Developer (ETL, AWS, RDF, SPARQL, Elasticsearch)
Building alpha for managing catalogue data using RDF
After a successful discovery our client need an expert RDF developer to help implement an alpha of a new pan archival catalogue, developing a solution meet the users' needs, using AWS Neptune and Elasticsearch.
Work so far
Our client has run a discovery phase leading to plans for an alpha using AWS Neptune and Elasticsearch.
The discovery produced a proposal for a new Catalogue Data Model using RDF, a new identifier scheme, and transformation routines for the existing data to the new model. We have held workshops identifying the keyways that staff managing the catalogue work with the data and what they would like in future. The archivist needs to search, analyse, add to, correct, edit, enrich, and enhance record descriptions so that the catalogue is properly maintained. The archivist needs to work with catalogue entries individually or as large sets, making (or reversing) bulk changes, so they can work efficiently. The archivists need to understand the version history of the catalogue so they can be confident about where the information has originated.

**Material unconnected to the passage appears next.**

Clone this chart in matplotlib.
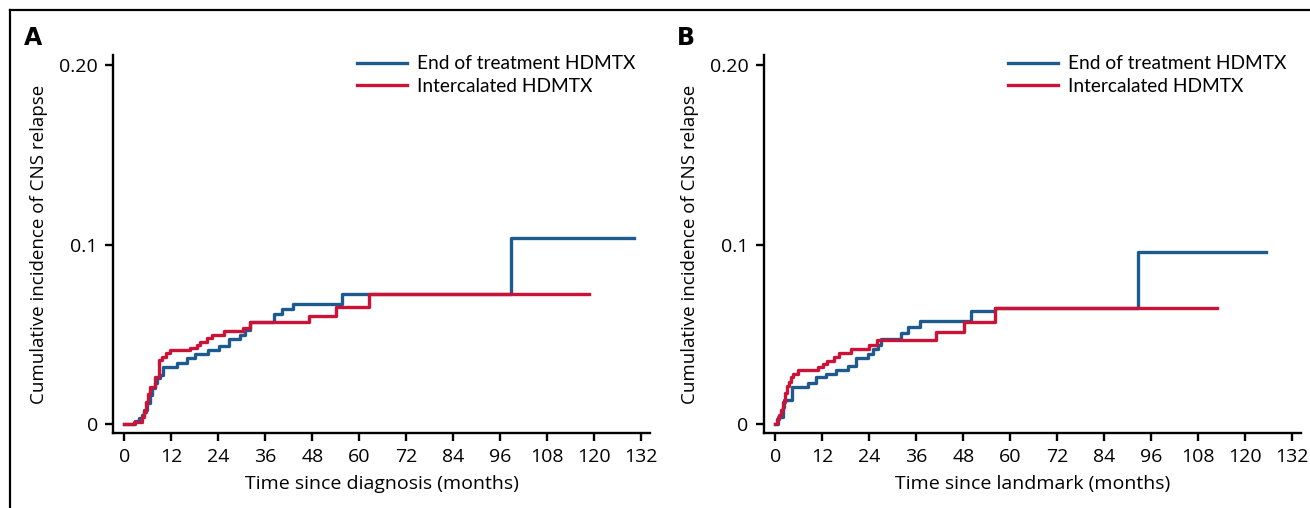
import matplotlib
matplotlib.use("Agg")
import matplotlib.pyplot as plt
from matplotlib.lines import Line2D

# Panel A: time since diagnosis (months) and cumulative incidence
a_eot_t = [0, 2.8, 3.7, 4.5, 4.9, 5.8, 6.5, 7.1, 7.7, 8.3, 9.0, 9.9, 13.4, 16.0, 18.1,
           21.3, 24.1, 26.6, 29.6, 30.9, 32.2, 38.1, 40.3, 43.1, 55.7, 98.8, 130.3]
a_eot_v = [0, 0.0017, 0.0032, 0.005, 0.0078, 0.0115, 0.0162, 0.0199, 0.0227, 0.0255,
           0.0273, 0.0319, 0.0338, 0.0369, 0.0388, 0.0412, 0.0435, 0.0472, 0.0496,
           0.0524, 0.057, 0.0611, 0.0639, 0.0668, 0.0722, 0.1034, 0.1034]
a_int_t = [0, 2.4, 4.5, 4.9, 5.4, 6.0, 6.6, 7.7, 8.8, 9.6, 10.5, 11.7, 16.7, 18.6, 19.2,
           21.1, 22.4, 25.4, 30.3, 32.0, 47.1, 54.1, 62.4, 118.8]
a_int_v = [0, 0.0009, 0.0041, 0.0069, 0.0124, 0.0165, 0.0208, 0.0264, 0.0357, 0.0375,
           0.0397, 0.0412, 0.0421, 0.044, 0.0459, 0.0477, 0.0496, 0.0518, 0.0537,
           0.0566, 0.0603, 0.0654, 0.0722, 0.0722]

# Panel B: time since landmark (months)
b_eot_t = [0, 0.6, 1.9, 2.3, 4.25, 8.3, 10.4, 12.9, 15.5, 18.5, 20.6, 23.6, 24.9, 26.1,
           27.0, 32.1, 33.8, 36.9, 50.0, 56.2, 92.7, 125.3]
b_eot_v = [0, 0.0041, 0.0097, 0.0134, 0.0208, 0.0227, 0.0264, 0.0279, 0.0301, 0.0323,
           0.0366, 0.039, 0.0416, 0.044, 0.0473, 0.0505, 0.0539, 0.0576, 0.063, 0.0644,
           0.0958, 0.0958]
b_int_t = [0, 0.34, 0.85, 1.44, 1.87, 2.55, 2.89, 3.4, 4.0, 4.6, 5.7, 10.8, 12.1, 13.1,
           15.1, 16.3, 19.3, 24.0, 25.9, 41.0, 48.1, 56.2, 112.9]
b_int_v = [0, 0.0026, 0.005, 0.0078, 0.0124, 0.0171, 0.0212, 0.0236, 0.026, 0.0279,
           0.0301, 0.0316, 0.0334, 0.0353, 0.0371, 0.0394, 0.0416, 0.044, 0.0468,
           0.0514, 0.0566, 0.0644, 0.0648]

x_ticks = list(range(0, 133, 12))
y_ticks = [0, 0.1, 0.2]
y_tick_labels = ["0", "0.1", "0.20"]
series_labels = ["End of treatment HDMTX", "Intercalated HDMTX"]
blue = "#1d5a8e"
red = "#cc1236"

plt.rcParams["font.family"] = ["Open Sans", "DejaVu Sans"]

fig = plt.figure(figsize=(13.1, 5.08), dpi=100)


def draw_panel(left, letter, xlabel, eot_t, eot_v, int_t, int_v, letter_x):
    ax = fig.add_axes([left, 0.1476, 0.41, 0.744])
    ax.step(eot_t, eot_v, where="post", color=blue, lw=2.4, label=series_labels[0])
    ax.step(int_t, int_v, where="post", color=red, lw=2.4, label=series_labels[1])
    ax.set_xlim(-2.9, 134.3)
    ax.set_ylim(-0.005, 0.2056)
    ax.set_xticks(x_ticks)
    ax.set_yticks(y_ticks)
    ax.set_yticklabels(y_tick_labels)
    for s in ["top", "right"]:
        ax.spines[s].set_visible(False)
    for s in ["left", "bottom"]:
        ax.spines[s].set_linewidth(1.7)
    ax.tick_params(width=1.7, length=6, labelsize=14, pad=5)
    ax.set_xlabel(xlabel, fontsize=14, labelpad=6)
    ax.set_ylabel("Cumulative incidence of CNS relapse", fontsize=13.5, labelpad=8)
    ax.legend(loc="upper left", bbox_to_anchor=(0.422, 1.045), frameon=False,
              handlelength=2.6, handletextpad=0.55, labelspacing=0.28,
              prop={"family": "Lato", "size": 13.8})
    fig.text(letter_x, 0.925, letter, fontsize=17, fontweight="bold",
             family="DejaVu Sans", va="center")
    return ax


draw_panel(0.0863, "A", "Time since diagnosis (months)",
           a_eot_t, a_eot_v, a_int_t, a_int_v, 0.018)
draw_panel(0.5832, "B", "Time since landmark (months)",
           b_eot_t, b_eot_v, b_int_t, b_int_v, 0.517)

# outer frame (top and left edges)
fig.add_artist(Line2D([0.0076, 1.0], [0.981, 0.981], transform=fig.transFigure,
                      color="black", lw=1.6))
fig.add_artist(Line2D([0.0076, 0.0076], [0.0, 0.981], transform=fig.transFigure,
                      color="black", lw=1.6))

fig.savefig("out.png", dpi=100)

We have investigated all the current databases that hold catalogue data and how they inter-relate. We have investigated a wide range of existing data standards and ontologies. We have documented all the findings in a detailed published report.
Our client are developing a pan-archival catalogue, bringing together record descriptions from multiple catalogues into a single new system. We are looking for a developer to work on the alpha development.
The specialist will develop a new catalogue management system. This will involve developing API functions to search, select, add, export, edit, import and delete catalogue data; developing search for use by expert users (using SPARQL in combination with Elasticsearch); developing an Extract, Transform, Load process to migrate The National Archives catalogue data from multiple relational database (SQL Server) and RDF databases to a cloud based native RDF database (AWS Neptune).
Key Skills / Experience
- Have experience with using standards-based ontologies/vocabularies, such as W3C PROV data model, Dublin Core and W3C ODRL
- Have experience of validating RDF data, for example using RDF SHACL
- Have experience of working with RDF databases and SPARQL, for example AWS Neptune
- Have experience, knowledge and understanding of Extract, Transform, Load (ETL) processes
- Have experience, knowledge and understanding of working with mixed content in the context of large, semi-structured datasets.
- Have experience, knowledge and understanding of create resilient and secure systems using IAM in a cloud context.
- Have experience developing a user interface/front end to support non-expert, editorial engagement with RDF
- Have experience, knowledge and understanding of EAD3 and EAC-CPF.